Fitting with that theme, most renters consider it as somewhat or very difficult to obtain a mortgage, according to the New York Fed’s 2024 SCE Housing Survey, part of its broader Survey of Consumer Expectations.Renters’ self-assessed probability of every owning a home dropped by 4.3 percentage points to 40.1%, a series low.
Meanwhile, some 74.2% of respondents said they believe it’s somewhat or very difficult to get a mortgage, 8.4 pp higher than last year and well above the 2021 low of 50.5%.
Regarding inflation, consumers’ average one-year-ahead home price growth expectations climbed to 5.1% in February 2024 from 2.6% in February 2023. While the rise was broad-based, it was particularly large for respondents residing in the South.
Expectations for the five-year horizon, though, remained roughly stable. With annualized home price growth expected to be 2.7%, down 0.1 pp from the 2023 survey.
Expectations for rent increases trended hotter. Consumers’ outlook for rent price growth for the next year climbed to 9.7%, up 1.5 pp and the second-highest reading in the series since 2022. Like, home price growth, annualized expectations for the next five years were roughly flat, edging up to 5.1% from 5.0%.
While the Fed has indicated its next rate move is likely to be a cut, consumers are expecting mortgage rates to continue rising. On average, households perceive that national mortgage rates will rise to 8.7% a year from now and 9.7% in three years, both representing series highs.
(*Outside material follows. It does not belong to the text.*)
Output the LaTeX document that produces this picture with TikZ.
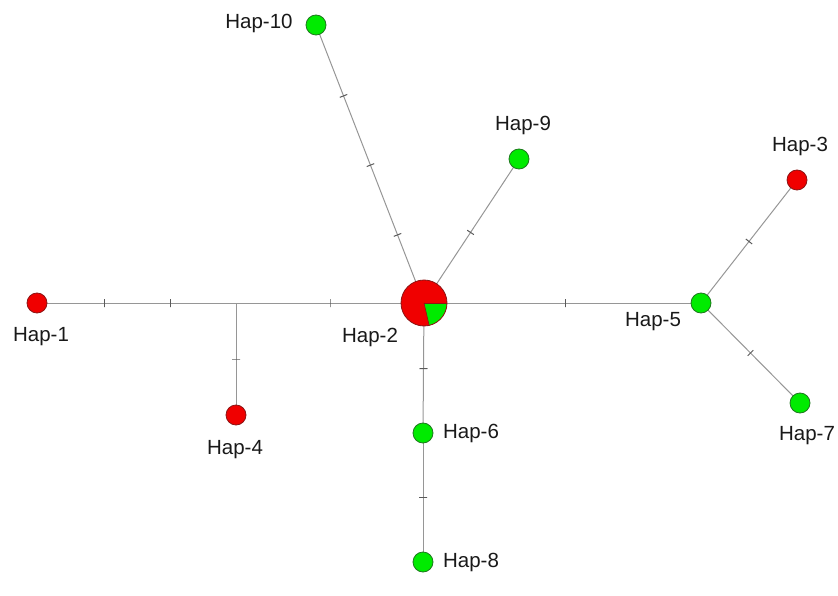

Still, households on average believe there is a 61% chance that mortgage rates will fall over the next 12 months, which is also a series high, the New York Fed said.
The outlook for refinancing mortgages appears to have improved slightly. Homeowners’ expected probability of refinancing increased slightly to 6.3% after falling for the last two years. It remains well below the prepandemic average of 10.4%, according to the report.